If you ever indulged in the wonderful way to irreversibly waste time and lose faith in humanity in the process that is political discussion, especially on the Internet, you have probably noticed that from some degree of extremism onwards, its different kinds appear to stop ideologically diverging from each other and instead curve around and grow more similar, coming astonishingly close at the very extremes to the point of resembling something akin to a horseshoe shape; with some "wonderful" stances such as national socialism seeming to bridge the gap between two opposite ends of extremism and creating a whole new level of awful that takes the worst parts from both.
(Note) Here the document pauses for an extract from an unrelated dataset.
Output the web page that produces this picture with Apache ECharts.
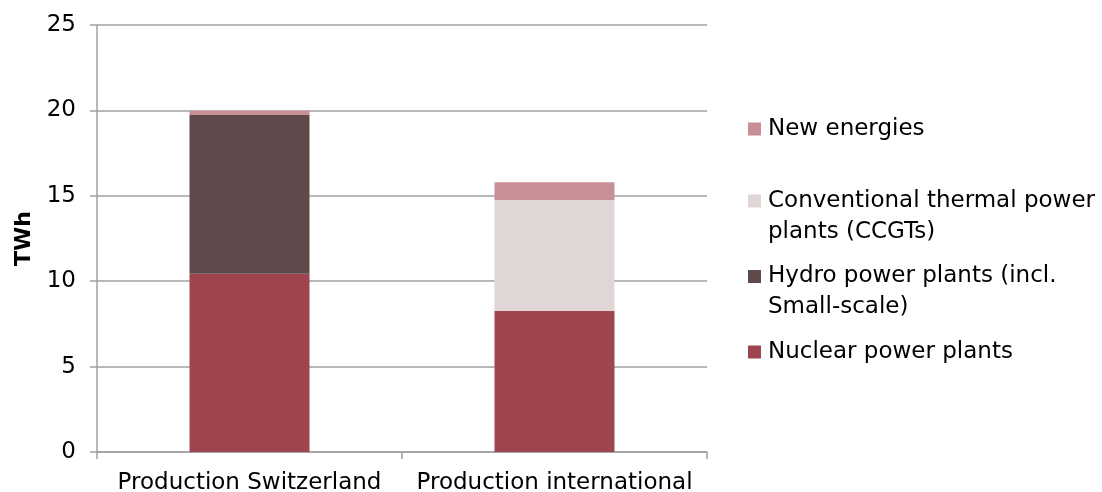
<!DOCTYPE html>
<html><head><meta charset="utf-8">
<script src="https://cdn.jsdelivr.net/npm/echarts@6/dist/echarts.min.js"></script>
<style>html,body{margin:0;padding:0;background:#fff}#c{width:1102px;height:492px}</style>
</head><body><div id="c"></div>
<script>
const categories = ['Production Switzerland', 'Production international'];
const nuclear = [10.43, 8.26];
const hydro = [9.3, 0];
const ccgt = [0, 6.5];
const newEnergies = [0.25, 1.04];
const yTicks = [0, 5, 10, 15, 20, 25];

const seriesNames = ['Nuclear power plants', 'Hydro power plants (incl.\nSmall-scale)', 'Conventional thermal power\nplants (CCGTs)', 'New energies'];
const colors = ['#9E4550', '#5E4A4B', '#E0D6D5', '#C88F97'];
const values = [nuclear, hydro, ccgt, newEnergies];

const font = '"DejaVu Sans", sans-serif';
const sq = 'path://M0,0 h13 v13 h-13 Z';
const sqTall = 'path://M0,0 h13 v13 h-13 Z M0,44 h0.01 v0.01 h-0.01 Z';

function legend(name, top, tall) {
  return {
    show: true, left: 748, top: top, orient: 'vertical', padding: 0,
    data: [{ name: name, icon: tall ? sqTall : sq }],
    itemWidth: 13, itemHeight: tall ? 44 : 13, itemGap: 0,
    textStyle: { fontFamily: font, fontSize: 23, color: '#000', lineHeight: 31, padding: [0, 0, 0, 2] },
    selectedMode: false
  };
}

const chart = echarts.init(document.getElementById('c'), null, { renderer: 'canvas' });
chart.setOption({
  animation: false,
  grid: { left: 97, right: 395, top: 25, bottom: 40, containLabel: false, outerBoundsMode: 'none' },
  legend: [
    legend(seriesNames[3], 113.5, false),
    legend(seriesNames[2], 185.5, true),
    legend(seriesNames[1], 261, true),
    legend(seriesNames[0], 336.5, false)
  ],
  xAxis: {
    type: 'category', data: categories,
    axisLine: { lineStyle: { color: '#A0A0A0', width: 1.5 } },
    axisTick: { show: true, interval: 0, length: 7, lineStyle: { color: '#A0A0A0', width: 1.5 } },
    axisLabel: { interval: 0, hideOverlap: false, fontFamily: font, fontSize: 23, color: '#000', margin: 20 }
  },
  yAxis: {
    type: 'value', min: 0, max: 25, interval: 5,
    name: 'TWh', nameLocation: 'middle', nameGap: 62, nameMoveOverlap: false,
    nameTextStyle: { fontFamily: font, fontSize: 22, fontWeight: 'bold', color: '#000' },
    axisLine: { show: true, lineStyle: { color: '#A0A0A0', width: 1.5 } },
    axisTick: { show: true, length: 7, lineStyle: { color: '#A0A0A0', width: 1.5 } },
    splitLine: { show: true, lineStyle: { color: '#A0A0A0', width: 1.5 } },
    axisLabel: { fontFamily: font, fontSize: 23, color: '#000', margin: 21,
      formatter: v => yTicks.includes(v) ? String(v) : '' }
  },
  series: values.map((v, i) => ({
    name: seriesNames[i], type: 'bar', stack: 'total', barWidth: 120,
    data: v, itemStyle: { color: colors[i] }
  }))
});
</script></body></html>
Using the popular political compass model which presents the political spectrum as a 2-dimensional Cartesian space described by two axis, economic left-right and lib-auth, and political beliefs of an actor as a vector pointing outwards from the 0 point which represents either some status quo or an arbitrary point considered the ultimate neutral center, we can start to see hints why. As political position presented in this way is essentially a divergence from the beliefs considered neutral, at some point the variety of ways to diverge simply starts to run out, leaving more and more limited options to go further, and forcing people of wildly different approaches to take increasingly similar paths.
Afterthought: if I understand the involved geometry correctly, this should work with all n-dimensional "compasses", such as the 4D "8values", creating n+1-spheres. This then poses the question if the additional axis (let's call it aa) will retain its characteristics in those cases or will possibly differing ways the different scalars influence the final retardation of the resulting political stance vector simply increase the noise and strip aa of any meaning other than "distance from neutral".